China, for its part, has been clear about its economic ambitions in the northern land of windswept grassland.
More than 70 percent of Mongolia's exports went to its southern neighbour last year. China's coal giant Shenhua is pitching for a slice of Tavan Tolgoi, one of the world's largest untapped coal deposits, and CIC, China's $300 billion sovereign wealth fund, has backed Mongolia-focused miners such as SouthGobi Energy Resources Ltd (1878.HK: Quote) (SGQ.TO: Quote).
What's more, the bulk of Mongolia's oil is being produced by Chinese firms and most of the big projects now being developed -- including Ivanhoe Mines' (IVN.TO: Quote) $5 billion copper-gold project at Oyu Tolgoi -- are also counting on surging Chinese demand.
ALARM BELLS
These developments continue to sound alarm bells among Mongolia's political elite as the government formulates investment agreements on strategic assets such as Tavan Tolgoi, and massive rail and infrastructure projects.

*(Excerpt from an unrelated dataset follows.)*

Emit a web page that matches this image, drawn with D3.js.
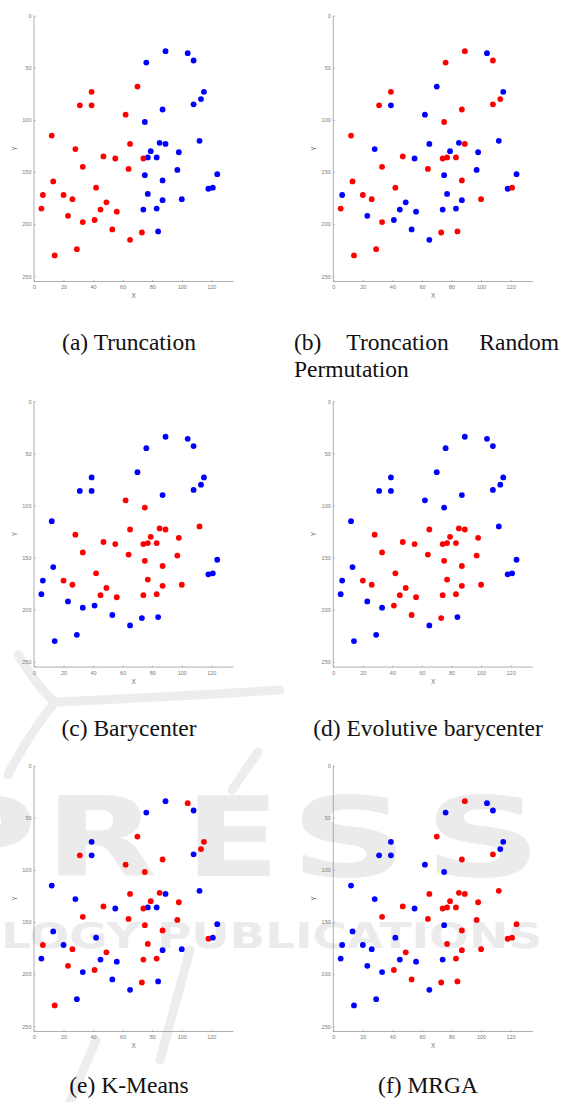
<!DOCTYPE html>
<html>
<head>
<meta charset="utf-8">
<script src="https://cdn.jsdelivr.net/npm/d3@7"></script>
<style>
  html, body { margin: 0; padding: 0; background: #fff; }
  svg { display: block; }
</style>
</head>
<body>
<svg id="chart" width="570" height="1102"></svg>
<script>
// ---- data ----
const pointX = [89,104,108,76,115,113,108,87,75,112,85,89,79,98,77,83,97,75,124,87,118,121,77,87,100,74,83,84,
                39,31,39,70,62,12,65,28,47,55,74,33,64,13,6,20,42,26,49,5,45,56,23,33,41,53,65,73,29,14];
const pointY = [34,36,43,45,73,80,85,90,102,120,122,123,130,131,136,136,148,153,152,158,166,165,171,177,176,186,185,207,
                73,86,86,68,95,115,123,128,135,137,137,145,147,159,172,172,165,176,179,185,186,188,192,198,196,205,215,208,224,230];
// cluster per point: 1 = blue, 2 = red
const clusterTruncation = [1,1,1,1,1,1,1,1,1,1,1,1,1,1,1,1,1,1,1,1,1,1,1,1,1,1,1,1,
                           2,2,2,2,2,2,2,2,2,2,2,2,2,2,2,2,2,2,2,2,2,2,2,2,2,2,2,2,2,2];
const clusterRandomPerm = [2,1,2,2,1,2,2,2,2,1, 1,2,1,1,2,2,1,1,1,2, 1,2,1,1,2,1,1,2,2,2,
                           1,1,1,2,1,1,2,1,2,2, 2,2,1,2,2,2,1,2,1,1, 1,2,1,1,1,2,2,2];
const clusterBarycenter = [1,1,1,1,1,1,1,1,2,2, 2,2,2,2,2,2,2,2,1,2, 1,1,2,2,2,2,2,1,1,1,
                           1,1,2,1,2,2,2,2,2,2, 2,1,1,2,2,2,2,1,2,2, 1,1,1,1,1,1,1,1];
const clusterEvolutive = [1,1,1,1,1,1,1,1,1,1, 2,2,2,2,2,2,2,2,1,2, 1,1,2,2,2,2,2,1,1,1,
                          1,1,1,1,2,2,2,2,2,2, 2,1,1,2,2,2,2,1,2,2, 1,1,2,2,1,2,1,1];
const clusterKMeans = [1,2,1,1,2,2,1,2,2,1, 2,1,2,2,1,1,2,2,1,2, 2,1,2,1,1,2,2,1,1,2,
                       1,2,2,1,2,1,2,1,2,2, 2,1,2,1,1,2,2,1,1,1, 2,1,2,1,1,2,1,2];
const clusterMRGA = [2,1,1,1,1,1,2,2,1,2, 2,2,2,2,2,2,2,1,2,2, 2,2,2,2,2,1,2,2,1,1,
                     1,2,1,1,2,1,2,1,2,2, 2,1,1,1,1,1,2,1,1,1, 1,1,2,2,1,2,1,1];
const xTicks = [0,20,40,60,80,100,120];
const yTicks = [0,50,100,150,200,250];
const captions = ["(a) Truncation", "(b) Troncation Random Permutation", "(c) Barycenter",
                  "(d) Evolutive barycenter", "(e) K-Means", "(f) MRGA"];
const clusterSets = [clusterTruncation, clusterRandomPerm, clusterBarycenter, clusterEvolutive, clusterKMeans, clusterMRGA];

// ---- layout ----
const svg = d3.select("#chart");
const colX = [34, 333.3];
const rowY = [15.7, 401.3, 765.7];
const capX = [129, 428];
const capBase = [350, 736, 1093];
const W = 199.5, H = 265.8;
const color = {1: "#0000ff", 2: "#ff0000"};
const axisCol = "#8c8c8c";

// ---- faint watermark (publisher logo behind the lower panels) ----
const wm = svg.append("g").attr("fill", "#ebebeb").attr("font-family", "'DejaVu Sans', sans-serif").attr("font-weight", "bold");
[["P",-75,112],["R",45,112],["E",185,95],["S",290,118],["S",424,118]].forEach(([ch, x0, w]) => {
  wm.append("text").attr("x", x0).attr("y", 876).attr("font-size", 110)
    .attr("textLength", w).attr("lengthAdjust", "spacingAndGlyphs").text(ch);
});
wm.append("text").attr("x", 1).attr("y", 948).attr("font-size", 35)
  .attr("textLength", 541).attr("lengthAdjust", "spacingAndGlyphs").text("LOGY PUBLICATIONS");
const wmStroke = svg.append("g").attr("fill", "none").attr("stroke", "#ededed").attr("stroke-width", 9).attr("stroke-linecap", "round");
wmStroke.append("path").attr("d", "M 18 655 Q 40 690 55 702 Q 150 698 280 690");
wmStroke.append("path").attr("d", "M 55 702 Q 25 740 8 775");
wmStroke.append("path").attr("d", "M 258 752 L 232 790");
wmStroke.append("path").attr("d", "M 190 950 L 160 1060");
wmStroke.append("path").attr("d", "M 96 1040 L 70 1102");

// ---- panels ----
const x = d3.scaleLinear().domain([0, 135]).range([0, W]);
const y = d3.scaleLinear().domain([0, 255]).range([0, H]);

clusterSets.forEach((cl, i) => {
  const col = i % 2, row = Math.floor(i / 2);
  const g = svg.append("g").attr("transform", `translate(${colX[col]},${rowY[row]})`);

  const ax = g.append("g").attr("transform", `translate(0,${H})`)
    .call(d3.axisBottom(x).tickValues(xTicks).tickSizeInner(-1.6).tickSizeOuter(0).tickPadding(4));
  const ay = g.append("g")
    .call(d3.axisLeft(y).tickValues(yTicks).tickSizeInner(-1.6).tickSizeOuter(0).tickPadding(2.5));
  [ax, ay].forEach(a => {
    a.select(".domain").attr("stroke", axisCol).attr("stroke-width", 0.7);
    a.selectAll(".tick line").attr("stroke", axisCol).attr("stroke-width", 0.6);
    a.selectAll(".tick text").attr("fill", "#7a7a7a").attr("font-size", "5.5px")
      .attr("font-family", "'Liberation Sans', Arial, sans-serif");
  });
  ax.select(".domain").attr("d", `M0,0H${W}`);
  ay.select(".domain").attr("d", `M0,0V${H}`);

  g.append("text").attr("x", W / 2).attr("y", H + 16.5).attr("text-anchor", "middle")
    .attr("font-size", "6.5px").attr("fill", "#6e6e6e").attr("font-family", "'Liberation Sans', Arial, sans-serif").text("X");
  g.append("text").attr("transform", `translate(${-17.3},${H / 2}) rotate(-90)`).attr("text-anchor", "middle")
    .attr("font-size", "6.5px").attr("fill", "#6e6e6e").attr("font-family", "'Liberation Sans', Arial, sans-serif").text("Y");

  const pts = pointX.map((v, k) => ({x: v, y: pointY[k], c: cl[k]}));
  g.append("g").selectAll("circle").data(pts).join("circle")
    .attr("cx", d => x(d.x)).attr("cy", d => y(d.y)).attr("r", 2.9)
    .attr("fill", d => color[d.c]);

  // caption
  const cap = svg.append("g").attr("font-family", "'Liberation Serif', 'Times New Roman', serif")
    .attr("font-size", "23.5px").attr("fill", "#111");
  if (i === 1) {
    cap.append("text").attr("x", 294).attr("y", capBase[row]).text("(b)");
    cap.append("text").attr("x", 397.5).attr("y", capBase[row]).attr("text-anchor", "middle").text("Troncation");
    cap.append("text").attr("x", 559).attr("y", capBase[row]).attr("text-anchor", "end").text("Random");
    cap.append("text").attr("x", 294).attr("y", capBase[row] + 27).text("Permutation");
  } else {
    cap.append("text").attr("x", capX[col]).attr("y", capBase[row]).attr("text-anchor", "middle").text(captions[i]);
  }
});
</script>
</body>
</html>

Feeding into the debate is Mongolia's determination to forge its own path and shed its historical vulnerability as a landlocked country sandwiched between Russia and China.
"Mongolia has been quite careful about its sovereignty -- we don't want to be too dependent on one country," said Oyun Sanjaasuren, a lawmaker and former foreign affairs minister.
"Theoretically, we want to have a one-third, one-third, and one-third balance," Oyun added, referring to China, Russia and a third country such as Japan or the United States.